Written on 9:49 PM by Kristen

















Sorry for the scary bad writing, grammar, literary devices etc...  but I really don't care.

Once again I find myself alone in my apartment, whilst some tragedy unfolds before my helpless non-handyman hands.  The first plot point to this tragedy was the night I moved into my beauty-ful apartment, and the pipe behind the toilet starts leaking all over the floor.  Fate provided a foil lasagna pan which held the water until morning light. Then I had to stand around all Saturday morning in my skeezy unshowered moving PJ's while a stranger fixed my toilet.  Awkward, Princess.!

Tragedy plot point number two was when the power kept randomly going off in my apartment, like a crafty lightning bug messing with my pizz-ower. No one believed tragic apartment Rapunzel, they accused her of optical delusions.  The electricity proceeded to disappear for over 24 hours, a week later, throughout the entire kingdom of "Building 10". Chaos, Calamity, and Cursing could be heard over all the land.   Now who's laughing ye snooty apartment office wenches.??  

Tonight I sit and await handy dude number 2 to avenge the evil blinky alarm monster.  
(handy dude #2 is much younger than handy dude #1 coincidentally)

Prologue:
I have no alarm system set up.
I have no alarm code.
I have no intruders.

My alarm system starts beeping at random intervals for no particular reason during American Idol (well played alarm) ... Then all bazookie breaks loose and it's a wailing siren.  Thanks neighbors for coming to check on me (not).  Turning the breakers off has absolutely no effect.  I call the handy dude helpline which calls me back and instructs me to disconnect the battery in my closet.

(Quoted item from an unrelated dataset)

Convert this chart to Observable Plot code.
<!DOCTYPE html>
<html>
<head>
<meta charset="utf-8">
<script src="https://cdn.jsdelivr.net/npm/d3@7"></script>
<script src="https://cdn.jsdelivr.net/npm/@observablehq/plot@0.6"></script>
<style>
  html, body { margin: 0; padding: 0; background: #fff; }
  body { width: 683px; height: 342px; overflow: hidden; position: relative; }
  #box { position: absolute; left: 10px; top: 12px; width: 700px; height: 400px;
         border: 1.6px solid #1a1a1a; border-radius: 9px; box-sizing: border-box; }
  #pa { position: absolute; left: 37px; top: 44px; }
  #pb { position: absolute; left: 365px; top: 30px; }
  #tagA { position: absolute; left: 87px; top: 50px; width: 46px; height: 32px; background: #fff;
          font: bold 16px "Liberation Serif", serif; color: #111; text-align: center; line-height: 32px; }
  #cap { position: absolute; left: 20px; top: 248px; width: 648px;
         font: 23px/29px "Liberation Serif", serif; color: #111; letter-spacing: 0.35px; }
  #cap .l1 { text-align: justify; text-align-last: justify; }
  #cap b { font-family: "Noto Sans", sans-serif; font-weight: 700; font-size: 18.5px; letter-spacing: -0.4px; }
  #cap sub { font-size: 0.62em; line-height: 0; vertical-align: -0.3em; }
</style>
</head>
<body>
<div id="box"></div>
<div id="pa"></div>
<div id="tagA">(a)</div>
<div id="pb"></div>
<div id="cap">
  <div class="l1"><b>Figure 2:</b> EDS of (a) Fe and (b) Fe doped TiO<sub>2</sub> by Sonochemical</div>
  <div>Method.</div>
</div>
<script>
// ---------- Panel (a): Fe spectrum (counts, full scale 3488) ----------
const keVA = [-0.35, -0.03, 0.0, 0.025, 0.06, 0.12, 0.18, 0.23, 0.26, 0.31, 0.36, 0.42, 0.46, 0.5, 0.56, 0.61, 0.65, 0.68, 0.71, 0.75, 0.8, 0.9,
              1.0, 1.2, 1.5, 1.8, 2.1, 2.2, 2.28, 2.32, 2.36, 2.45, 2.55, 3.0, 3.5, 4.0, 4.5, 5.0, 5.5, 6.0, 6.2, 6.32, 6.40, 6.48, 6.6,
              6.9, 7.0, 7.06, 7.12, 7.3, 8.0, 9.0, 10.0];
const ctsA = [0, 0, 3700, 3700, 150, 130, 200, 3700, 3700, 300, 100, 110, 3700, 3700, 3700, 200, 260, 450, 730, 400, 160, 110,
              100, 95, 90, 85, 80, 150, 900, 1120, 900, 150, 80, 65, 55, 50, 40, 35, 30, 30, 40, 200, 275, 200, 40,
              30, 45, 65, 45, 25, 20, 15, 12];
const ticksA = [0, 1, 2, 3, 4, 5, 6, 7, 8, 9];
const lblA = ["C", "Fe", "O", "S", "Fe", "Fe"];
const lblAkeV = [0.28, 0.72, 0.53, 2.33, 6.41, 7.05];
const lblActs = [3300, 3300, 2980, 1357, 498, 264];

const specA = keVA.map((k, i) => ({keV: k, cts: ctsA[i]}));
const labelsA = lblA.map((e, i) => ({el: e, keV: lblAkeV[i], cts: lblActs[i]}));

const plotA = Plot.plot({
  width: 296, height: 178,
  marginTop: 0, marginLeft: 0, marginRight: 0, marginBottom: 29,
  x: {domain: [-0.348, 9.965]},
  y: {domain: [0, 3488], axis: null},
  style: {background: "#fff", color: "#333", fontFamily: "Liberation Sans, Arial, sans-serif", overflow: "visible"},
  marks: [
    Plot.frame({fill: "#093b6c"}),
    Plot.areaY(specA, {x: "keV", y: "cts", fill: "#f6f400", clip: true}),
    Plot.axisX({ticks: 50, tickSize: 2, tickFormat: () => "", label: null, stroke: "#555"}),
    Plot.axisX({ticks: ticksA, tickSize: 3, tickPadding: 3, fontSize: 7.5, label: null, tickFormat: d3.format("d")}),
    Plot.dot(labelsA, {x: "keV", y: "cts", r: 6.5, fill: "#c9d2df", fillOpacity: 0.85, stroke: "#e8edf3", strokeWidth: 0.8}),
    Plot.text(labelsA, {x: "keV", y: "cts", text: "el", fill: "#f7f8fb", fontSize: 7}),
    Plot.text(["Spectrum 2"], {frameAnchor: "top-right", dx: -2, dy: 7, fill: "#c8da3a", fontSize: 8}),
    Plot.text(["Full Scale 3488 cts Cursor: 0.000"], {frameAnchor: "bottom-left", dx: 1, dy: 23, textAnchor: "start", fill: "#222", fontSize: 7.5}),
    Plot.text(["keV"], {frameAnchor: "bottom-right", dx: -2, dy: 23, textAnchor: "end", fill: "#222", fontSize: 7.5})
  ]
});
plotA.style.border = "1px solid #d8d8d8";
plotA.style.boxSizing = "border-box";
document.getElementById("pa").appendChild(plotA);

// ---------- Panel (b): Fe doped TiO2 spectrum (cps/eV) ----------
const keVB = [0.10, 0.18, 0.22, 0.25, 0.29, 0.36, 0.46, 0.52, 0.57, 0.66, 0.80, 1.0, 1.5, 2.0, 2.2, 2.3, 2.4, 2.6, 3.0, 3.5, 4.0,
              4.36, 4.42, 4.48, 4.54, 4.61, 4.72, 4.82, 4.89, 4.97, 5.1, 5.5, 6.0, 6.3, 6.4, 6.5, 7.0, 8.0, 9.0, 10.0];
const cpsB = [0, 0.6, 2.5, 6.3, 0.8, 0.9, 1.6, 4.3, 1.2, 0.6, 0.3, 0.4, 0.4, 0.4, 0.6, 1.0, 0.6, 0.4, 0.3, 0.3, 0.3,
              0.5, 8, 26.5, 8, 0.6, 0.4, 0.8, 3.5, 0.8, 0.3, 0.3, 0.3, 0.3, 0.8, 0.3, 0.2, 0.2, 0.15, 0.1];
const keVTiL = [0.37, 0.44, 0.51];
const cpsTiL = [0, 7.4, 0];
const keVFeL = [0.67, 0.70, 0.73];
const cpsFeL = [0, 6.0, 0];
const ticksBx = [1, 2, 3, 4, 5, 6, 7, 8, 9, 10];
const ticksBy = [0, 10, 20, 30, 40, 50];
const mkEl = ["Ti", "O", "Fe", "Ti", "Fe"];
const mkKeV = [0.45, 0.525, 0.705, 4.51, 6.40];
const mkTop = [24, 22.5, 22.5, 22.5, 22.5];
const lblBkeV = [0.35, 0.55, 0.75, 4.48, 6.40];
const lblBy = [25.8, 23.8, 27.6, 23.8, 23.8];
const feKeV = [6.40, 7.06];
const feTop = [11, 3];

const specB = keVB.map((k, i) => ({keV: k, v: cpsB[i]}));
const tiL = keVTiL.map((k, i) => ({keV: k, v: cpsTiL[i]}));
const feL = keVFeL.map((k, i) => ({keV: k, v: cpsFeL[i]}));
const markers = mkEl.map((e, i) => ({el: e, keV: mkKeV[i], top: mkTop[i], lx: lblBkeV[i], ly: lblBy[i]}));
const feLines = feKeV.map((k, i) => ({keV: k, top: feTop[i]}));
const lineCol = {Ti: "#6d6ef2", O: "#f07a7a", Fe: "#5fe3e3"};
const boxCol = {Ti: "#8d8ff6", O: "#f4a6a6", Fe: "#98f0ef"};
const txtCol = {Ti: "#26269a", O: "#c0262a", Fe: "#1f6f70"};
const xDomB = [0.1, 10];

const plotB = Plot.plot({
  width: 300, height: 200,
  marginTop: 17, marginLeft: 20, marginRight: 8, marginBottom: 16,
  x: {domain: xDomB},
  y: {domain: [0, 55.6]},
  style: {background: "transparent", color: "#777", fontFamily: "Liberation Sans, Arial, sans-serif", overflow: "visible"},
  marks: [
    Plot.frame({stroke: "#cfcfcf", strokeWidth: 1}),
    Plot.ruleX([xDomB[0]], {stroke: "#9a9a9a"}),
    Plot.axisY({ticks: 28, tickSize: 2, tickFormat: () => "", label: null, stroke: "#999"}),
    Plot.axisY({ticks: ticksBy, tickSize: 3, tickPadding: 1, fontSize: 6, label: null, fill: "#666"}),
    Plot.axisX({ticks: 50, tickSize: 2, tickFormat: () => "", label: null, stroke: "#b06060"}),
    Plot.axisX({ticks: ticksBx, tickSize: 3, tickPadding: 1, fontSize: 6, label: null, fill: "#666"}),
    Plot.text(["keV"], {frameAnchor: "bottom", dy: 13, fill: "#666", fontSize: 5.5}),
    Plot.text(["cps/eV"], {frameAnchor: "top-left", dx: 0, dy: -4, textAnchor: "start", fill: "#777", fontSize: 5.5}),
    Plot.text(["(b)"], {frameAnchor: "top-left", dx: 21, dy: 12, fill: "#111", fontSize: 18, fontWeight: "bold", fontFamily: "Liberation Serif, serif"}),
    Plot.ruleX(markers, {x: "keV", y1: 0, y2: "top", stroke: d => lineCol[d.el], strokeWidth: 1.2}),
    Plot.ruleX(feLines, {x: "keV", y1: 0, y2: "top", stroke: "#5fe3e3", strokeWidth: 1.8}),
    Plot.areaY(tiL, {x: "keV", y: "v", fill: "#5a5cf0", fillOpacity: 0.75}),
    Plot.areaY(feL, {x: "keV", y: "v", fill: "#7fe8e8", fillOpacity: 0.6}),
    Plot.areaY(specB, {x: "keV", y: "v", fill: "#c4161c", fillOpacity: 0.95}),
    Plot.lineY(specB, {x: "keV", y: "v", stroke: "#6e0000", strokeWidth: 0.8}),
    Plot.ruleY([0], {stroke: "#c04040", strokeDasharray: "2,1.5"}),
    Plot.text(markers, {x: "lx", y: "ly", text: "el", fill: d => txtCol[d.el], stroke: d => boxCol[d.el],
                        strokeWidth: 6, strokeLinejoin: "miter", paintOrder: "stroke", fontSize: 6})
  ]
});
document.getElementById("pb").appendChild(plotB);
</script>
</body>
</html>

FYI to all intruders, go to my closet first to turn off the alarm.  Neato.  So this battery looks like a small car battery with two connectors on top.  Both of them are stuck I discover through my rubber gloves.  Hey, I don't wanna die alone and electro-fried lying face down in my Croc's collection. 
So handy dude shows up and realizes there's a second part that has to be disconnected.  Handy dude doesnt know batteries but he's kinda cute.  Handy dude's gonna come replace something on Friday when the part comes in. 
 I think its a date!

Dear Alison......

Written on 9:39 PM by Kristen

Dear Alison,


What have you gotten me into?  Is this a bad Omen?   I purchased the book for May book club at half price, only to get home and find this inside the front cover....














Also, when I went took a picture of the cover, the first one turned out red.  
I am so creeped out right now.  I'm only going to read this in the daylight around people, just in case.
I'll also hold my chapstick tight to my chest in case a third thing happens ...














I trust from the Zoloft post it note that this will be beautifully written, and that no one will kill me in my sleep.  Maybe this was planted craftily by the suicide pushers at Zoloft Inc.